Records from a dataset
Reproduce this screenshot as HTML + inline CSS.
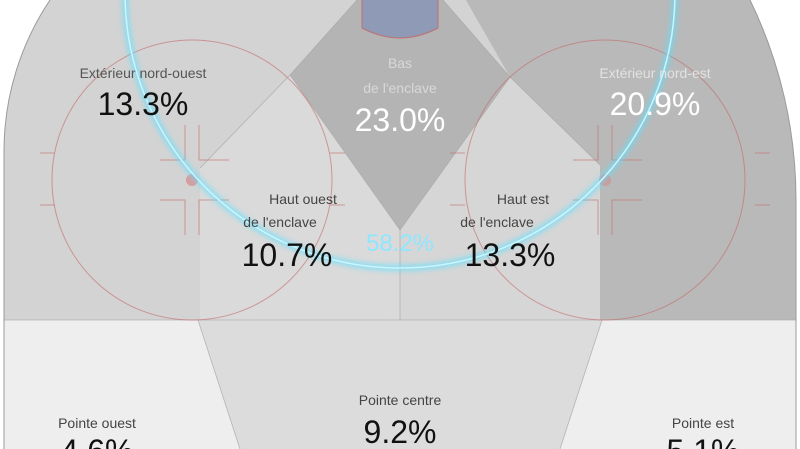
<!DOCTYPE html>
<html><head><meta charset="utf-8"><style>
html,body{margin:0;padding:0;background:#fff;overflow:hidden;width:800px;height:449px;}
svg{display:block;}
text{font-family:"Liberation Sans Narrow","Liberation Sans",sans-serif;text-anchor:middle;}
</style></head><body>
<svg width="800" height="449" viewBox="0 0 800 449" xmlns="http://www.w3.org/2000/svg">
<defs>
<clipPath id="rink"><path d="M4,449 L4,150 A272,272 0 0 0 50,0 L50,-5 L750,-5 L750,0 A458,458 0 0 1 796,200 L796,449 Z"/></clipPath>
<clipPath id="rink2"><path d="M4,449 L4,150 A272,272 0 0 1 50,0 L750,0 A458,458 0 0 1 796,200 L796,449 Z"/></clipPath>
<filter id="glow" x="-20%" y="-20%" width="140%" height="140%"><feGaussianBlur stdDeviation="3"/></filter>
</defs>
<rect width="800" height="449" fill="#fff"/>
<g clip-path="url(#rink2)">
<rect x="0" y="-40" width="800" height="500" fill="#d3d3d3"/>
<polygon points="443,-40 800,-40 800,320 600,320 600,165 510,77" fill="#b9b9b9"/>
<polygon points="357,-40 443,-40 443,0 510,77 400,230 290,75 357,0" fill="#b4b4b4"/>
<polygon points="290,75 400,230 400,320 200,320 200,168" fill="#dadada"/>
<polygon points="510,77 600,165 600,320 400,320 400,230" fill="#d6d6d6"/>
<rect x="0" y="320" width="800" height="140" fill="#eeeeee"/>
<polygon points="198,320 602,320 560,449 240,449" fill="#dcdcdc"/>
<g stroke="#a8a8a8" stroke-width="0.8" fill="none" opacity="0.8">
<line x1="0" y1="320" x2="800" y2="320"/>
<polyline points="198,320 240,449"/><polyline points="602,320 560,449"/>
<line x1="400" y1="230" x2="400" y2="320"/>
<polyline points="200,168 290,75 400,230 510,77 600,165"/>
<line x1="290" y1="75" x2="357" y2="0"/><line x1="510" y1="77" x2="443" y2="0"/>
</g>
<g stroke="#c46a6a" stroke-width="1" fill="none" opacity="0.6">
<circle cx="192" cy="180" r="140"/>
<circle cx="605" cy="180" r="140"/>
<path d="M40,153H55M40,205H55M330,153H345M330,205H345"/>
<path d="M755,153H770M755,205H770M450,153H465M450,205H465"/>
<path d="M185,125V160H160M199,125V160H229M185,235V200H160M199,235V200H229"/>
<path d="M598,125V160H573M612,125V160H642M598,235V200H573M612,235V200H642"/>
</g>
<circle cx="192" cy="180" r="6" fill="#d89090" opacity="0.8"/>
<circle cx="605" cy="180" r="6" fill="#d89090" opacity="0.8"/>
<path d="M362,-5 V28 Q400,48 438,28 V-5 Z" fill="#8e9ab6" stroke="#c07070" stroke-width="1"/>
<circle cx="400" cy="-7" r="275" fill="none" stroke="#5fe0ff" stroke-width="5" filter="url(#glow)" opacity="0.8"/>
<circle cx="400" cy="-7" r="275" fill="none" stroke="#c8f6ff" stroke-width="1.5"/>
</g>
<path d="M4,449 L4,150 A272,272 0 0 1 50,0 M750,0 A458,458 0 0 1 796,200 L796,449" fill="none" stroke="#9a9a9a" stroke-width="1"/>
<g font-size="14">
<text x="143" y="78" fill="#555">Extérieur nord-ouest</text>
<text x="655" y="78" fill="#e2e2e2">Extérieur nord-est</text>
<text x="400" y="68" fill="#d8d8d8">Bas</text>
<text x="400" y="93" fill="#d8d8d8">de l'enclave</text>
<text x="303" y="204" fill="#444">Haut ouest</text>
<text x="280" y="227" fill="#444">de l'enclave</text>
<text x="523" y="204" fill="#444">Haut est</text>
<text x="497" y="227" fill="#444">de l'enclave</text>
<text x="400" y="405" fill="#444">Pointe centre</text>
<text x="97" y="428" fill="#444">Pointe ouest</text>
<text x="703" y="428" fill="#444">Pointe est</text>
</g>
<g font-size="32">
<text x="143" y="115" fill="#111">13.3%</text>
<text x="655" y="115" fill="#fff">20.9%</text>
<text x="400" y="131" fill="#fff">23.0%</text>
<text x="287" y="266" fill="#111">10.7%</text>
<text x="510" y="266" fill="#111">13.3%</text>
<text x="400" y="443" fill="#111">9.2%</text>
<text x="97" y="462" fill="#111">4.6%</text>
<text x="703" y="462" fill="#111">5.1%</text>
</g>
<text x="400" y="251" font-size="24" fill="#8fe6ff">58.2%</text>
</svg>
</body></html>
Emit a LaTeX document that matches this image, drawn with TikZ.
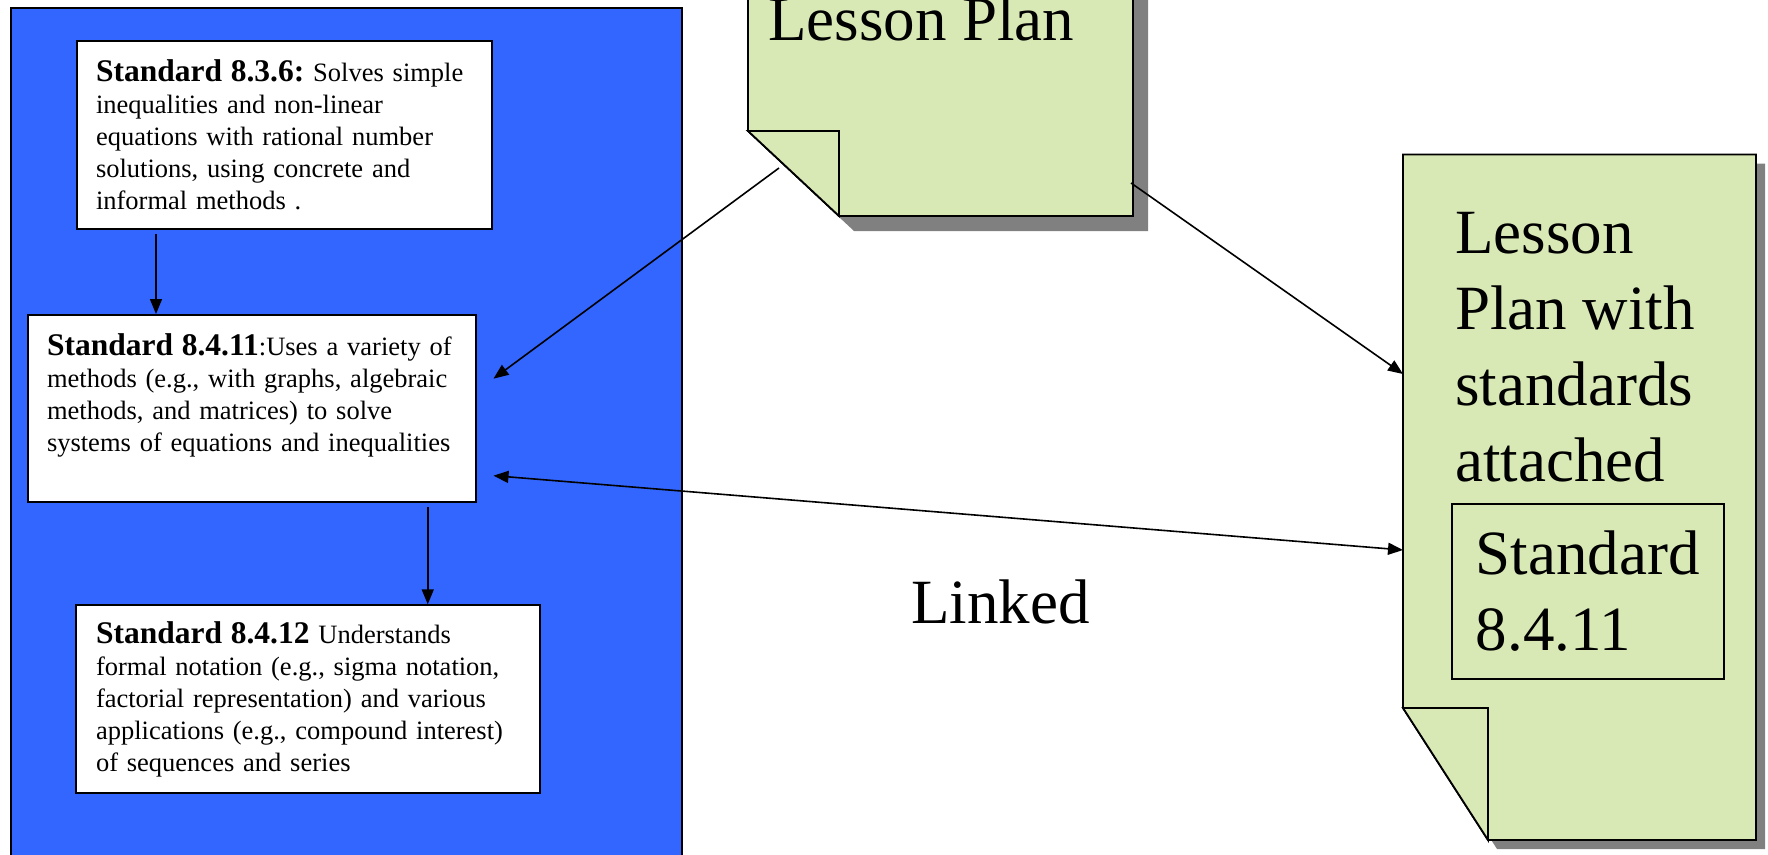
\documentclass[tikz,border=0pt]{standalone}
\usepackage{fontspec}
\setmainfont{Liberation Serif}
\usetikzlibrary{arrows.meta,positioning}

\definecolor{stdblue}{RGB}{51,102,255}
\definecolor{notegreen}{RGB}{216,233,182}
\definecolor{noteshade}{RGB}{128,128,128}

\newcommand{\stdtag}[1]{{\fontsize{31.5}{32}\selectfont\bfseries #1}}

\tikzset{
  stdbox/.style={draw, line width=2pt, fill=white, anchor=north west, align=left,
    inner ysep=0pt, font=\fontsize{26.5}{32}\selectfont\frenchspacing},
  arr/.style={-{Triangle[length=15pt,width=12pt]}, line width=1.6pt},
  twoway/.style={{Triangle[length=15pt,width=12pt]}-{Triangle[length=15pt,width=12pt]}, line width=1.6pt},
  note/.style={fill=notegreen, draw, line width=1.8pt, line join=miter},
  noteshadow/.style={fill=noteshade},
  bigtxt/.style={font=\fontsize{63}{76}\selectfont, inner sep=0pt, align=left},
}

\begin{document}
\begin{tikzpicture}[x=1pt,y=-1pt]
\useasboundingbox (0,0) rectangle (1768,854);

% panel of standards
\draw[fill=stdblue, line width=2.5pt] (11,8) rectangle (682,890);

\node[stdbox, text width=376pt, inner xsep=19.5pt, minimum height=188pt] (s836) at (75.5,40)
  {\stdtag{Standard 8.3.6:} Solves simple\\ inequalities and non-linear\\ equations with rational number\\ solutions, using concrete and\\ informal methods .};
\node[stdbox, text width=409.5pt, inner xsep=19pt, minimum height=187.3pt, text depth=128pt,
  below=84pt of s836.south west, anchor=north west, xshift=-48.5pt] (s8411)
  {\stdtag{Standard 8.4.11}:Uses a variety of\\ methods (e.g., with graphs, algebraic\\ methods, and matrices) to solve\\ systems of equations and inequalities};
\node[stdbox, text width=424pt, inner xsep=20pt, minimum height=188pt,
  below=101pt of s8411.south west, anchor=north west, xshift=48pt] (s8412)
  {\stdtag{Standard 8.4.12} Understands\\ formal notation (e.g., sigma notation,\\ factorial representation) and various\\ applications (e.g., compound interest)\\ of sequences and series};

\draw[arr] ([xshift=-128pt,yshift=-4pt]s836.south) -- ([xshift=-128pt]s836.south |- s8411.north);
\draw[arr] ([xshift=176pt,yshift=-4pt]s8411.south) -- ([xshift=176pt]s8411.south |- s8412.north);

% lesson plan note
\fill[noteshadow] (763,-40) -- (763,146) -- (854,231) -- (1148,231) -- (1148,-40) -- cycle;
\draw[note] (748,-40) -- (748,131) -- (839,216) -- (1133,216) -- (1133,-40) -- cycle;
\draw[note] (748,131) -- (839,131) -- (839,216) -- cycle;
\node[bigtxt, anchor=base west] (lptxt) at (768,40) {Lesson Plan};

% lesson plan with standards
\fill[noteshadow] (1412,163.5) -- (1412,717) -- (1497,849) -- (1765,849) -- (1765,163.5) -- cycle;
\draw[note] (1403,154.5) -- (1403,708) -- (1488,840) -- (1756,840) -- (1756,154.5) -- cycle;
\draw[note] (1403,708) -- (1488,708) -- (1488,840) -- cycle;
\node[bigtxt, anchor=north west] (lpwtxt) at (1455,212) {Lesson\\ Plan with\\ standards\\ attached};
\node[bigtxt, draw, line width=1.8pt, anchor=north west, inner xsep=24pt,
  minimum width=272pt, minimum height=175pt] (tag8411) at (1451,503) {Standard\\ 8.4.11};

\node[bigtxt, anchor=base west] (linked) at (911,623.6) {Linked};

\coordinate (lpfold) at (779,168);
\coordinate (lpedge) at (1131,183);
\coordinate (lpwin) at (1403,374);
\coordinate (lpwstd) at (1403,550);

\draw[arr] (lpfold) -- ([xshift=17pt,yshift=30pt]s8411.east);
\draw[arr] (lpedge) -- (lpwin);
\draw[twoway] ([xshift=17pt,yshift=-67pt]s8411.east) -- (lpwstd);
\end{tikzpicture}
\end{document}
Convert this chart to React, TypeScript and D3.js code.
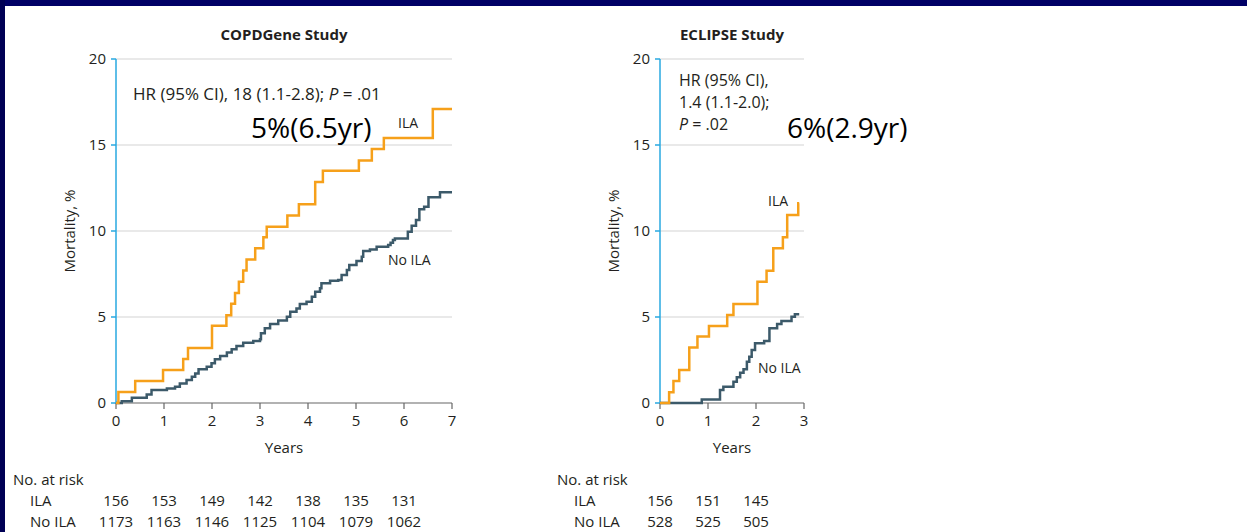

Objective -
Nothing but the lines from the one with "Emit a LaTeX" through the one with "(11,8) rectangle (682,890);" should be copied, word for word. Pictures are left out.

Final result -
Emit a LaTeX document that matches this image, drawn with TikZ.
\documentclass[tikz,border=0pt]{standalone}
\usepackage{fontspec}
\setmainfont{Liberation Serif}
\usetikzlibrary{arrows.meta,positioning}

\definecolor{stdblue}{RGB}{51,102,255}
\definecolor{notegreen}{RGB}{216,233,182}
\definecolor{noteshade}{RGB}{128,128,128}

\newcommand{\stdtag}[1]{{\fontsize{31.5}{32}\selectfont\bfseries #1}}

\tikzset{
  stdbox/.style={draw, line width=2pt, fill=white, anchor=north west, align=left,
    inner ysep=0pt, font=\fontsize{26.5}{32}\selectfont\frenchspacing},
  arr/.style={-{Triangle[length=15pt,width=12pt]}, line width=1.6pt},
  twoway/.style={{Triangle[length=15pt,width=12pt]}-{Triangle[length=15pt,width=12pt]}, line width=1.6pt},
  note/.style={fill=notegreen, draw, line width=1.8pt, line join=miter},
  noteshadow/.style={fill=noteshade},
  bigtxt/.style={font=\fontsize{63}{76}\selectfont, inner sep=0pt, align=left},
}

\begin{document}
\begin{tikzpicture}[x=1pt,y=-1pt]
\useasboundingbox (0,0) rectangle (1768,854);

% panel of standards
\draw[fill=stdblue, line width=2.5pt] (11,8) rectangle (682,890);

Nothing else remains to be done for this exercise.